» **TASK STATEMENT**
Retype exactly what runs from the first line of the data to the line with "const CUTOFF_BLUE = '#6f7cf5'", keeping both of those lines and skipping pictures.
[Start of DATA EXCERPT]
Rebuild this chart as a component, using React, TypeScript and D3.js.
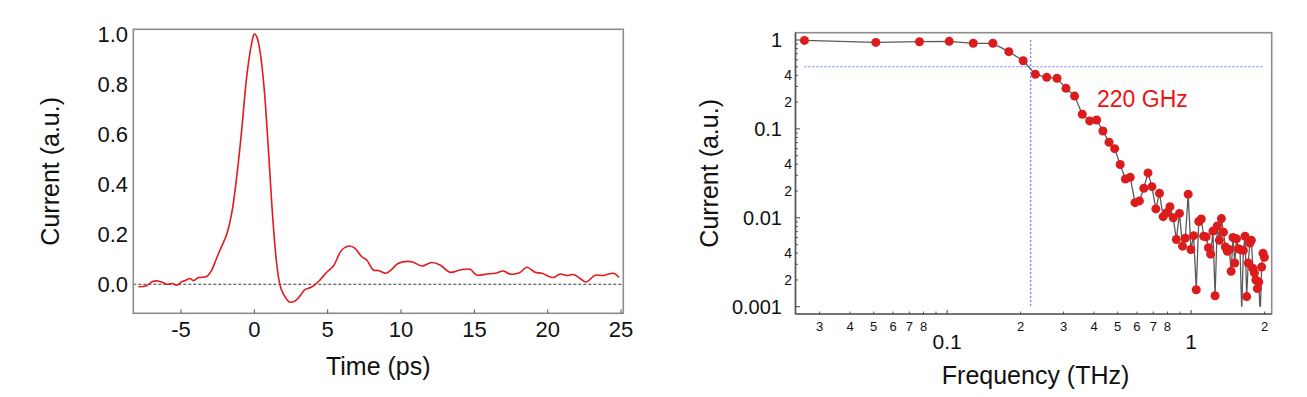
import { scaleLinear, scaleLog, line, curveCatmullRom, curveLinear } from 'd3'

// Two panels side by side: photocurrent pulse in time (left) and its
// spectrum on log-log axes with the 220 GHz corner marked (right).

const FONT = '"Liberation Sans", Arial, Helvetica, sans-serif'
const RED = '#e3191c'
const DOT = '#dc1c1c'
const FRAME = '#8c8c8c'
const CUTOFF_BLUE = '#6f7cf5'

// ---- time trace (ps, a.u.)
const timePs = [
  -7.9, -7.35, -6.9, -6.55, -6.2, -5.95, -5.6, -5.3, -4.95, -4.6, -4.4, -4.15, -3.8, -3.25, -2.9, -2.6,
  -2.34, -1.88, -1.54, -1.2, -0.86, -0.52, -0.18, 0.0, 0.16, 0.39, 0.66, 0.96, 1.25, 1.52, 1.75, 1.98,
  2.39, 2.77, 3.11, 3.45, 3.91, 4.48, 4.93, 5.39, 5.96, 6.52, 6.87, 7.32, 7.66, 8.11, 8.45, 8.98, 9.37,
  9.82, 10.73, 11.41, 12.09, 12.66, 13.34, 14.02, 14.7, 15.16, 15.84, 16.41, 16.98, 17.43, 18.11, 18.57,
  19.14, 19.59, 20.39, 20.84, 21.3, 21.75, 22.2, 22.61, 23.23, 23.8, 24.48, 24.86,
]
const pulseCurrent = [
  -0.01, -0.006, 0.012, 0.013, 0.006, 0.0, 0.003, -0.004, 0.01, 0.018, 0.023, 0.015, 0.027, 0.031, 0.057, 0.1,
  0.137, 0.2, 0.284, 0.43, 0.617, 0.83, 0.964, 1.0, 0.99, 0.93, 0.79, 0.537, 0.27, 0.084, -0.003, -0.039,
  -0.071, -0.067, -0.047, -0.021, -0.011, 0.017, 0.048, 0.073, 0.137, 0.153, 0.143, 0.11, 0.097, 0.057, 0.055,
  0.044, 0.06, 0.084, 0.09, 0.073, 0.087, 0.077, 0.048, 0.057, 0.06, 0.037, 0.041, 0.044, 0.053, 0.041, 0.047,
  0.068, 0.048, 0.044, 0.027, 0.041, 0.035, 0.039, 0.023, 0.009, 0.036, 0.035, 0.044, 0.028,
]
const timeTicks = [-5, 0, 5, 10, 15, 20, 25]
const currentTicks = [0, 0.2, 0.4, 0.6, 0.8, 1.0]

// ---- spectrum (THz, a.u.)
const freqTHz = [
  0.026, 0.051, 0.077, 0.102, 0.128, 0.154, 0.179, 0.205, 0.23, 0.256, 0.282, 0.307, 0.333, 0.358, 0.384,
  0.41, 0.435, 0.461, 0.486, 0.512, 0.538, 0.563, 0.589, 0.614, 0.64, 0.666, 0.691, 0.717, 0.742, 0.768,
  0.794, 0.819, 0.845, 0.87, 0.896, 0.922, 0.947, 0.973, 0.998, 1.024, 1.05, 1.075, 1.101, 1.126, 1.152,
  1.178, 1.203, 1.229, 1.254, 1.28, 1.306, 1.331, 1.357, 1.382, 1.408, 1.434, 1.459, 1.485, 1.51, 1.536,
  1.562, 1.587, 1.613, 1.638, 1.664, 1.69, 1.715, 1.741, 1.766, 1.792, 1.818, 1.843, 1.869, 1.894, 1.92,
  1.946, 1.971, 1.997,
]
const spectrum = [
  0.99, 0.94, 0.957, 0.966, 0.918, 0.918, 0.739, 0.585, 0.411, 0.38, 0.371, 0.286, 0.234, 0.146, 0.123,
  0.126, 0.0947, 0.0707, 0.06, 0.0398, 0.0273, 0.0285, 0.0148, 0.0155, 0.0215, 0.032, 0.0224, 0.0126, 0.0189, 0.0103,
  0.0114, 0.0133, 0.01, 0.0057, 0.0112, 0.0048, 0.0059, 0.0184, 0.0044, 0.0063, 0.00155, 0.0091, 0.0097, 0.0062, 0.0061,
  0.0046, 0.0039, 0.0071, 0.00133, 0.0081, 0.0056, 0.0098, 0.0069, 0.0047, 0.0042, 0.0044, 0.0025, 0.006, 0.0031, 0.0058,
  0.0045, 0.0044, 0.0009, 0.0043, 0.0062, 0.0013, 0.0031, 0.0052, 0.0056, 0.0027, 0.0024, 0.002, 0.0016, 0.0019, 0.0008,
  0.0028, 0.004, 0.0036,
]
const cutoffTHz = 0.22
const halfLevel = 0.5
const decadeTicks = [1, 0.1, 0.01, 0.001]
const decadeLabels = ['1', '0.1', '0.01', '0.001']
const freqMajor = [0.1, 1]
const freqMinor = [0.03, 0.04, 0.05, 0.06, 0.07, 0.08, 0.09, 0.2, 0.3, 0.4, 0.5, 0.6, 0.7, 0.8, 0.9, 2]
const freqMinorLabels = ['3', '4', '5', '6', '7', '8', '', '2', '3', '4', '5', '6', '7', '8', '', '2']
const curMinorMult = [2, 3, 4, 5, 6, 7, 8, 9]

function TimeTrace() {
  const L = 133.3, R = 623.3, T = 29.3, B = 313.3
  const x = scaleLinear().domain([-8.25, 25.15]).range([L, R])
  const y = scaleLinear().domain([-0.116, 1.019]).range([B, T])
  const d = line<number>()
    .x((_, i) => x(timePs[i]))
    .y((v) => y(v))
    .curve(curveCatmullRom.alpha(0.5))(pulseCurrent)

  return (
    <g fontFamily={FONT}>
      <line x1={L} x2={R} y1={y(0)} y2={y(0)} stroke="#222" strokeWidth={0.9} strokeDasharray="3,2" />
      {d && <path d={d} fill="none" stroke={RED} strokeWidth={1.6} />}
      <rect x={L} y={T} width={R - L} height={B - T} fill="none" stroke={FRAME} strokeWidth={1.6} />
      {timeTicks.map((t) => (
        <g key={t}>
          <line x1={x(t)} x2={x(t)} y1={B} y2={B - 4} stroke="#555" strokeWidth={1} />
          <text x={x(t)} y={B + 24} textAnchor="middle" fontSize={22} fill="#111">
            {t < 0 ? '-' + Math.abs(t) : t}
          </text>
        </g>
      ))}
      {currentTicks.map((v) => (
        <text key={v} x={128} y={y(v)} textAnchor="end" dominantBaseline="central" fontSize={22} fill="#111">
          {v.toFixed(1)}
        </text>
      ))}
      <text x={(L + R) / 2} y={375} textAnchor="middle" fontSize={25} fill="#111">
        Time (ps)
      </text>
      <text
        transform={`translate(${59},${(T + B) / 2}) rotate(-90)`}
        textAnchor="middle"
        fontSize={25}
        fill="#111"
      >
        Current (a.u.)
      </text>
    </g>
  )
}

function Spectrum() {
  const L = 795.5, R = 1271.7, T = 32.7, B = 314
  const x = scaleLog().domain([0.0239, 2.14]).range([L, R])
  const y = scaleLog().domain([0.000828, 1.208]).range([B, T])
  const yFloor = y(0.001)
  const pts = freqTHz.map((f, i) => ({ f, v: spectrum[i] }))
  const d = line<{ f: number; v: number }>()
    .x((p) => x(p.f))
    .y((p) => y(Math.max(p.v, 0.0001)))
    .curve(curveLinear)(pts)

  return (
    <g fontFamily={FONT}>
      <defs>
        <clipPath id="specClip">
          <rect x={L} y={T} width={R - L} height={yFloor - T} />
        </clipPath>
      </defs>
      <rect x={L} y={T} width={R - L} height={B - T} fill="none" stroke={FRAME} strokeWidth={1.6} />
      <line x1={L} x2={L} y1={T} y2={B} stroke="#555" strokeWidth={1.4} />
      <line x1={L} x2={R} y1={B} y2={B} stroke="#666" strokeWidth={1.4} />

      {/* y ticks */}
      {decadeTicks.map((v, i) => (
        <g key={v}>
          <line x1={L} x2={L + 4.5} y1={y(v)} y2={y(v)} stroke="#444" strokeWidth={1} />
          <text x={782} y={y(v)} textAnchor="end" dominantBaseline="central" fontSize={20} fill="#111">
            {decadeLabels[i]}
          </text>
        </g>
      ))}
      {decadeTicks.slice(1).map((dec) =>
        curMinorMult.map((m) => {
          const v = dec * m
          return (
            <g key={`${dec}-${m}`}>
              <line x1={L} x2={L + 2.5} y1={y(v)} y2={y(v)} stroke="#444" strokeWidth={0.9} />
              {(m === 2 || m === 4) && (
                <text x={792} y={y(v)} textAnchor="end" dominantBaseline="central" fontSize={14} fill="#111">
                  {m}
                </text>
              )}
            </g>
          )
        })
      )}

      {/* x ticks */}
      {freqMajor.map((f) => (
        <g key={f}>
          <line x1={x(f)} x2={x(f)} y1={B} y2={B - 4} stroke="#444" strokeWidth={1} />
          <text x={x(f)} y={349} textAnchor="middle" fontSize={21} fill="#111">
            {f}
          </text>
        </g>
      ))}
      {freqMinor.map((f, i) => (
        <g key={f}>
          <line x1={x(f)} x2={x(f)} y1={B} y2={B - 2.5} stroke="#444" strokeWidth={0.9} />
          <text x={x(f)} y={326} textAnchor="middle" dominantBaseline="central" fontSize={13} fill="#111">
            {freqMinorLabels[i]}
          </text>
        </g>
      ))}

      {/* half level and cutoff */}
      <line
        x1={x(freqTHz[0])}
        x2={x(2.0)}
        y1={y(halfLevel)}
        y2={y(halfLevel)}
        stroke={CUTOFF_BLUE}
        strokeWidth={1.2}
        strokeDasharray="2,2"
      />
      <line
        x1={x(cutoffTHz)}
        x2={x(cutoffTHz)}
        y1={y(1)}
        y2={yFloor}
        stroke={CUTOFF_BLUE}
        strokeWidth={1.2}
        strokeDasharray="2,2"
      />

      <g clipPath="url(#specClip)">
        {d && <path d={d} fill="none" stroke="#5a5a5a" strokeWidth={1.3} />}
        {pts
          .filter((p) => p.v >= 0.001)
          .map((p) => (
            <circle key={p.f} cx={x(p.f)} cy={y(p.v)} r={4.5} fill={DOT} />
          ))}
      </g>

      <text x={1097} y={107} fontSize={23} fill="#f01010">
        220 GHz
      </text>
      <text x={(L + R) / 2 + 2} y={384} textAnchor="middle" fontSize={25} fill="#111">
        Frequency (THz)
      </text>
      <text
        transform={`translate(${718},${(T + B) / 2}) rotate(-90)`}
        textAnchor="middle"
        fontSize={25}
        fill="#111"
      >
        Current (a.u.)
      </text>
    </g>
  )
}

export default function App() {
  return (
    <svg
      width={1307}
      height={397}
      viewBox="0 0 1307 397"
      style={{ position: 'absolute', left: 0, top: 0, background: '#fff' }}
    >
      <rect width={1307} height={397} fill="#fff" />
      <TimeTrace />
      <Spectrum />
    </svg>
  )
}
[End of DATA EXCERPT]
» **WRITTEN ANSWER**
Rebuild this chart as a component, using React, TypeScript and D3.js.
import { scaleLinear, scaleLog, line, curveCatmullRom, curveLinear } from 'd3'

// Two panels side by side: photocurrent pulse in time (left) and its
// spectrum on log-log axes with the 220 GHz corner marked (right).

const FONT = '"Liberation Sans", Arial, Helvetica, sans-serif'
const RED = '#e3191c'
const DOT = '#dc1c1c'
const FRAME = '#8c8c8c'
const CUTOFF_BLUE = '#6f7cf5'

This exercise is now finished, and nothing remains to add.